Katz has painted the Maine light falling beyond tree branches throughout the 1990s and into the new millennium, capturing the ever-changing light in the cycles of the day and seasons in a succession of instant moments.“For some of the twilight paintings,” Katz recalls, “I remember sitting all day waiting for that interval around 8:45 pm. I’d put down the coffee and paint for just those fifteen minutes. Later I’d try to figure out what I’d done, and on that basis do another, and a third, and a fourth.”
The technique of painting directly from life that Katz learned at Skowhegan has remained central to his practice today.

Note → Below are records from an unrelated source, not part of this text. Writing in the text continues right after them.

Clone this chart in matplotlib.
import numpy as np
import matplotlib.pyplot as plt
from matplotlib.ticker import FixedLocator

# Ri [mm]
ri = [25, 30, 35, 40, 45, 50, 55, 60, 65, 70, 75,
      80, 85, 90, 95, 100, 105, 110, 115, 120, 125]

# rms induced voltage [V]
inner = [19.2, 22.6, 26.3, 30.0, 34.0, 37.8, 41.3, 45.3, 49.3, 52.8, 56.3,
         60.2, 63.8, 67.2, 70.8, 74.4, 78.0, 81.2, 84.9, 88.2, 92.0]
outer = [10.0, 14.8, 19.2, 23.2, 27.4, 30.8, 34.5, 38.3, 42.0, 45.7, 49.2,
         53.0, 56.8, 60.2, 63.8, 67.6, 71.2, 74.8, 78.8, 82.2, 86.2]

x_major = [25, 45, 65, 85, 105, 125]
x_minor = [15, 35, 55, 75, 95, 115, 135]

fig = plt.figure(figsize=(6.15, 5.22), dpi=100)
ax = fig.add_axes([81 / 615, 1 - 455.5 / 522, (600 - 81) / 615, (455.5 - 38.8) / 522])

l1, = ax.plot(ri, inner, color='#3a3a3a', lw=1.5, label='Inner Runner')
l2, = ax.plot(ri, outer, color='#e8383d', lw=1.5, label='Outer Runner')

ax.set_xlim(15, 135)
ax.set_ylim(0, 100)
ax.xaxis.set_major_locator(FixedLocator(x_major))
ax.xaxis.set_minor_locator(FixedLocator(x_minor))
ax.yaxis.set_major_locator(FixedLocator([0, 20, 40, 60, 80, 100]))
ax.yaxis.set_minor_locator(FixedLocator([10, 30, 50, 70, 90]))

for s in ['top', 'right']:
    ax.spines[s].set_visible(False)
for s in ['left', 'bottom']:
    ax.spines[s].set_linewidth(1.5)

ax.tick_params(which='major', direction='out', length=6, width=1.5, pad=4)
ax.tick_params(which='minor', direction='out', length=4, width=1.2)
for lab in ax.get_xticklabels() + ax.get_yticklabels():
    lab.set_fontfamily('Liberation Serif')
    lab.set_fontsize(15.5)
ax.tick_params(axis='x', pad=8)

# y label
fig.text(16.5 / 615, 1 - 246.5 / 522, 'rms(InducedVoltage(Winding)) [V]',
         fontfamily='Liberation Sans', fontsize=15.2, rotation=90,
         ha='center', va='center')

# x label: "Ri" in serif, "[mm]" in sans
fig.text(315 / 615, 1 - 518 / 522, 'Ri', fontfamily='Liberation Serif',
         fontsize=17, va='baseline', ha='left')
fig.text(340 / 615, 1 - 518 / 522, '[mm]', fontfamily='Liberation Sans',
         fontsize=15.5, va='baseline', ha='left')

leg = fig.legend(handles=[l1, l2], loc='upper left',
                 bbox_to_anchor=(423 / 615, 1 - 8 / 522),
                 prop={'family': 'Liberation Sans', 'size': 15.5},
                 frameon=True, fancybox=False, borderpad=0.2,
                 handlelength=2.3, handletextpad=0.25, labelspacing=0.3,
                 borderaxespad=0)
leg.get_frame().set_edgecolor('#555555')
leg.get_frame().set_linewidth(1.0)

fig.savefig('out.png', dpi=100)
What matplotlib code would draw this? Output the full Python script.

From his summers in Maine, his studio in New York, and the friends, family and culture that surround him, Katz paints what he sees. His first night painting, Wet Evening (1986), portrayed the ever-glowing city lights of Manhattan’s skyline. Other urban night scenes, including such seminal works as Varick(1988) and his more recent variations from 2008, Varick 1 and Varick 2, have reappeared throughout his career. “From photography I can’t get any colours and I can’t get the light I’m interested in,” the artist once remarked; “I want to go into areas where no one’s been in terms of time: at twilight, you get ten or fifteen minutes.”
Katz’s exhibition at PaceWildenstein coincides with Alex Katz: Reflections at the Museo delle Arti di Catanzaro, Calabria, Italy (on view through September 27, 2009) and with Alex Katz: An American Way of Seeing at the Sara Hildén Art Museum in Tampere, Finland, on view through May 30, 2009, which will travel to the Musée de Grenoble, France and the Museum Kurhaus Kleve, Germany through 2010. In addition, Alex Katz: Seeing, Drawing, Making, previously on view at The Gallery at Windsor in Vero Beach, Florida, will open at the Parrish Art Museum, Southampton, New York, in February 2010.
Later this month, Katz will be honored with The Medal Award from the Museum of Fine Arts, Boston and will also be among the first 150 members inducted into The Cooper Union Alumni Hall of Fame.